А вот что писал неизвестный рыцарь–трувер уже в XII веке: «Вы, которые любите по–настоящему, проснитесь! Жаворонок своей песней возвещает, что пришёл день мира, который Бог в своей доброте дает тем, кто возьмет крест из любви к Нему и будет терпеть боль день и ночь. Тогда убедиться Он, кто истинно любит Его…»
Вы думаете, что так воспринимали мир только рыцари–поэты? Если бы «крестоносные песни» не были чрезвычайно популярны среди рыцарства, они не могли бы дожить до наших дней. Трубадуры и труверы выражали в красивых словах то мироощущение, которое было присуще всему рыцарству. Не верят в это только те, кто не верит в Бога.
Виктор Смирнов писал: «Тысячи юношей бросили свою жизнь в горнило крестовых походов, избирая небесную любовь, взамен земной. Великий и судьбоносный очистительный огонь пронесся над XII веком. В этом пламени выковался высочайший религиозный романтизм, чувство религиозной чести, возродились идеи бескорыстия и милосердия, вспыхнула мистическая одухотворенность личного благочестия, сформировалась та рыцарская традиция благородной любви, отголосками которой мы питаемся по сей день».
Бернар Клервосский, рассказывая о тамплиерах, провозгласил рождение «нового рыцарства». Его «Похвалу…» традиционно понимают, как противопоставление обычных рыцарей и рыцарей–монахов, которым он отдает предпочтение. Но это по сути не так и противопоставление тут другое.
Бернар писал на латыни и рыцаря называл латинским словом «милес», которое означает просто «воин», «вооруженный человек». В Риме этим словом называли любого рядового легионера. И в раннем средневековье, когда собственно рыцарства ещё не существовало, словом «милес» называли любого вооруженного человека. Бернар по сути возвещает о появлении «новых воинов», то есть о появлении собственно рыцарства, как такового, а не о «новом рыцарстве». Его любимые рыцари–монахи лишь наиболее ярко выражали рыцарский идеал, но не являлись единственными его носителями.

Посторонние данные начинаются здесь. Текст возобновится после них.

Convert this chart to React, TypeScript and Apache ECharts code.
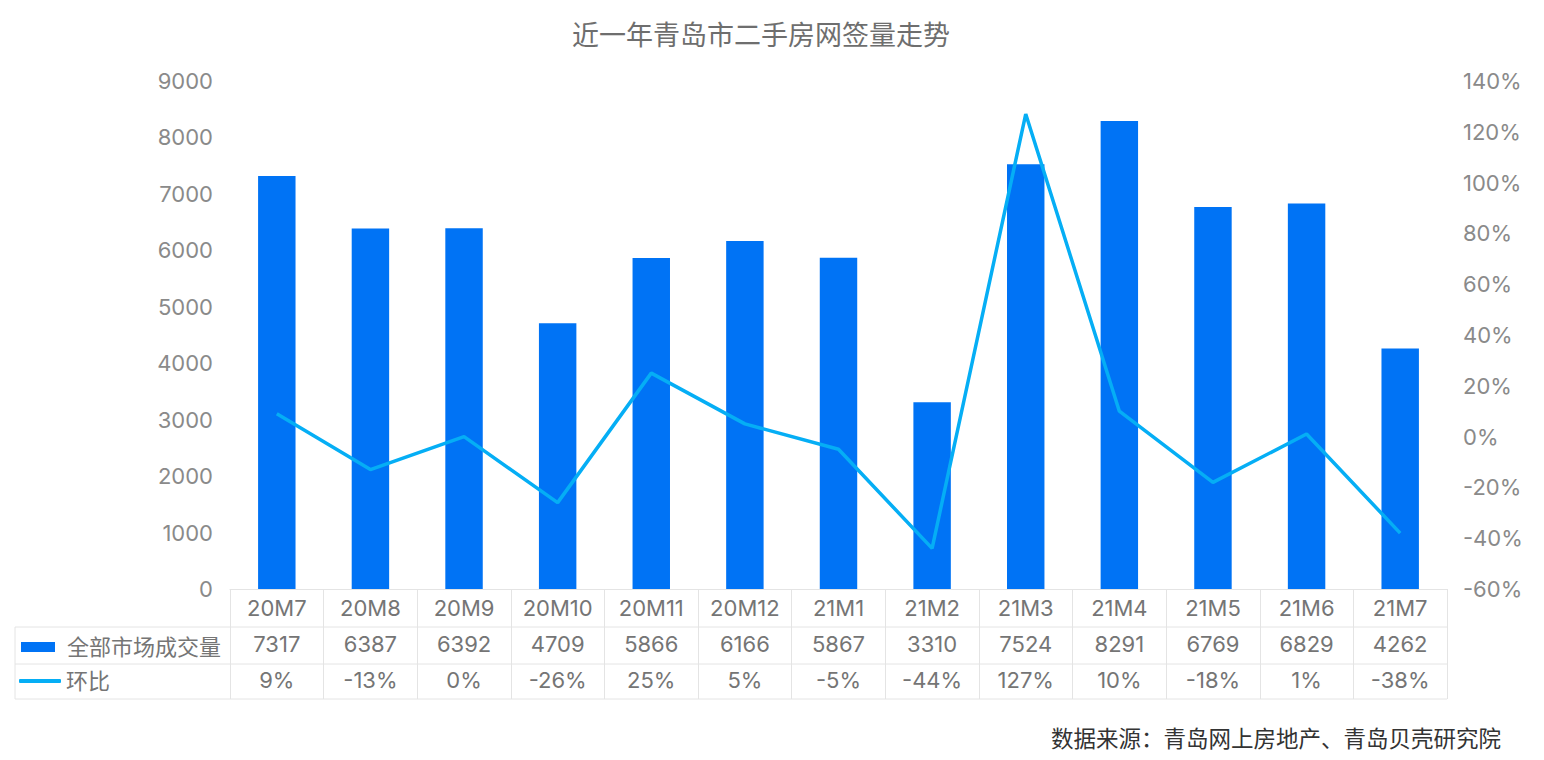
import React, { useEffect, useRef } from "react";
import * as echarts from "echarts";

const categories = ["20M7", "20M8", "20M9", "20M10", "20M11", "20M12", "21M1", "21M2", "21M3", "21M4", "21M5", "21M6", "21M7"];
const sales = [7317, 6387, 6392, 4709, 5866, 6166, 5867, 3310, 7524, 8291, 6769, 6829, 4262];
const mom = [9, -13, 0, -26, 25, 5, -5, -44, 127, 10, -18, 1, -38];
const barName = "全部市场成交量";
const lineName = "环比";
const titleText = "近一年青岛市二手房网签量走势";
const sourceText = "数据来源：青岛网上房地产、青岛贝壳研究院";

const FONT = "Inter, 'Noto Sans CJK SC', sans-serif";
const GRID_L = 230;
const GRID_R = 1447;
const GRID_T = 81;
const GRID_B = 589;
const ROW1 = 627;
const ROW2 = 664;
const ROW3 = 699;
const LINE_C = "#e4e4e4";
const TABLE_TXT = "#757575";
const AXIS_TXT = "#8a8a8a";

export default function App() {
  const ref = useRef<HTMLDivElement>(null);
  useEffect(() => {
    if (!ref.current) return;
    const chart = echarts.init(ref.current, null, { renderer: "svg" });
    const hline = (y: number, x1: number, x2: number) => ({
      type: "line",
      shape: { x1, y1: y, x2, y2: y },
      style: { stroke: LINE_C, lineWidth: 1 },
      silent: true,
    });
    chart.setOption({
      animation: false,
      textStyle: { fontFamily: FONT },
      title: {
        text: titleText,
        left: 572,
        top: 22,
        padding: 0,
        textStyle: { fontSize: 27, fontWeight: "normal", color: "#6e6e6e", fontFamily: FONT },
      },
      legend: [
        {
          data: [{ name: barName, icon: "rect" }],
          left: 21,
          top: 636,
          padding: 0,
          itemWidth: 34,
          itemHeight: 10,
          textStyle: { fontSize: 22, color: TABLE_TXT, fontFamily: FONT, padding: [0, 0, 0, 7] },
          selectedMode: false,
        },
        {
          data: [{ name: lineName, icon: "roundRect" }],
          left: 19,
          top: 670,
          padding: 0,
          itemWidth: 42,
          itemHeight: 4,
          textStyle: { fontSize: 22, color: TABLE_TXT, fontFamily: FONT },
          selectedMode: false,
        },
      ],
      grid: { left: GRID_L, right: 1544 - GRID_R, top: GRID_T, bottom: 760 - GRID_B, containLabel: false },
      xAxis: [
        {
          type: "category",
          data: categories,
          position: "bottom",
          axisLine: { show: true, lineStyle: { color: LINE_C, width: 1 } },
          axisTick: { show: true, length: ROW3 - GRID_B, lineStyle: { color: LINE_C, width: 1 } },
          axisLabel: { fontSize: 22, color: TABLE_TXT, margin: 8, fontFamily: FONT },
        },
        {
          type: "category",
          data: categories,
          position: "bottom",
          offset: ROW1 - GRID_B,
          axisLine: { show: false },
          axisTick: { show: false },
          axisLabel: {
            fontSize: 22,
            color: TABLE_TXT,
            margin: 6,
            fontFamily: FONT,
            formatter: (_v: string, i: number) => String(sales[i]),
          },
        },
        {
          type: "category",
          data: categories,
          position: "bottom",
          offset: ROW2 - GRID_B,
          axisLine: { show: false },
          axisTick: { show: false },
          axisLabel: {
            fontSize: 22,
            color: TABLE_TXT,
            margin: 5,
            fontFamily: FONT,
            formatter: (_v: string, i: number) => mom[i] + "%",
          },
        },
      ],
      yAxis: [
        {
          type: "value",
          min: 0,
          max: 9000,
          interval: 1000,
          splitLine: { show: false },
          axisLine: { show: false },
          axisTick: { show: false },
          axisLabel: {
            fontSize: 22,
            color: AXIS_TXT,
            margin: 17,
            fontFamily: FONT,
            formatter: (v: number) => String(v),
          },
        },
        {
          type: "value",
          min: -60,
          max: 140,
          interval: 20,
          position: "right",
          splitLine: { show: false },
          axisLine: { show: false },
          axisTick: { show: false },
          axisLabel: { fontSize: 22, color: AXIS_TXT, margin: 16, fontFamily: FONT, formatter: "{value}%" },
        },
      ],
      series: [
        {
          name: barName,
          type: "bar",
          data: sales,
          barWidth: "40%",
          itemStyle: { color: "#0073f5" },
          xAxisIndex: 0,
          yAxisIndex: 0,
        },
        {
          name: lineName,
          type: "line",
          data: mom,
          symbol: "none",
          lineStyle: { color: "#05aef5", width: 3.5 },
          itemStyle: { color: "#05aef5" },
          xAxisIndex: 0,
          yAxisIndex: 1,
        },
      ],
      graphic: [
        hline(ROW1, 15, GRID_R),
        hline(ROW2, 15, GRID_R),
        hline(ROW3, 15, GRID_R),
        {
          type: "line",
          shape: { x1: 15, y1: ROW1, x2: 15, y2: ROW3 },
          style: { stroke: LINE_C, lineWidth: 1 },
          silent: true,
        },
        {
          type: "text",
          x: 1501,
          y: 738,
          style: {
            text: sourceText,
            fill: "#333333",
            fontSize: 22.5,
            fontFamily: FONT,
            textAlign: "right",
            textVerticalAlign: "middle",
          },
        },
      ],
    });
    return () => chart.dispose();
  }, []);
  return (
    <div
      ref={ref}
      style={{ position: "fixed", left: 0, top: 0, width: 1544, height: 760, background: "#fff" }}
    />
  );
}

И противопоставляет он по сути не светское и монашеское рыцарство, а рыцарство настоящее и не настоящее, хорошее и плохое. Он говорит про «новый род рыцарства (воинства), неведомый прошедшим векам». А ведь мы знаем, что в «прошедшие века» никакого рыцарства в нашем значении слова вообще не существовало. Поэтому, читая Бернара в русском переводе, всегда надо помнить о том, какое слово стоит у него там, где мы читаем «рыцарь».